The spirit of innovation in Texas is alive in every region. To respond to growing demands in West Texas, the Development Corporation of Abilene has repositioned Abilene Laboratories through a strategic alliance with Texas Tech University Health Sciences Center, home to The Center for Immunotherapeutics Development.
“This sets the stage for a growing number of resources and services for startup and expanding companies alike,” says Richard Burdine, CEO of the Development Corporation of Abilene.
Abilene Labs offers access to facilities and equipment, as well as scientists and researchers via its relationship with TTUHSC. “AbLABS has a unique specialization in immunotherapeutics and immunodiagnostics not found elsewhere,” Burdine says.
Receptor Logic, a startup in the field of immunology through its proprietary T-Cell Receptor mimic (TCR) technology, is now utilizing the lab’s resources.
Texas Emerging Technology Fund
When it comes to supporting new ventures, Texas puts its money where its mouth is. The Texas Emerging Technology Fund (TETF) offers grants in three categories: Commercialization awards for startups, matching awards for universities and research superiority acquisition funds for recruitment of academic research talent. In addition, the TETF has established Regional Centers of Innovation and Commercialization that provide support for new ventures in a given area, including workforce training for businesses related to research and development.
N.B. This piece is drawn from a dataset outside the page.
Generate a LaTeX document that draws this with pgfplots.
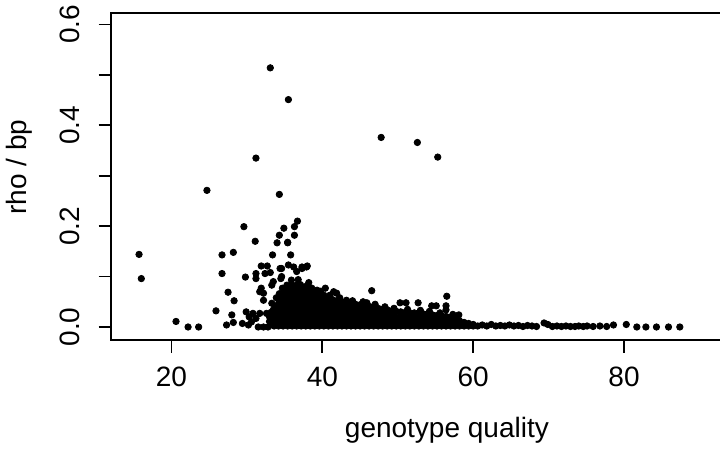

The commitment by development organizations and the business community in Texas is instrumental in the state’s leadership in technological innovation. Dr. Jon Weidanz, TTUHSC professor and department chairman of Immunotherapeutics and Biotechnology, and chief scientist at Receptor Logic, has seen it firsthand.
Not long ago, he approached Abilene community leaders and discussed progress at the center, as well as future growth needs.
“As always, the leaders understood the situation and bought into the vision,” Weidanz says.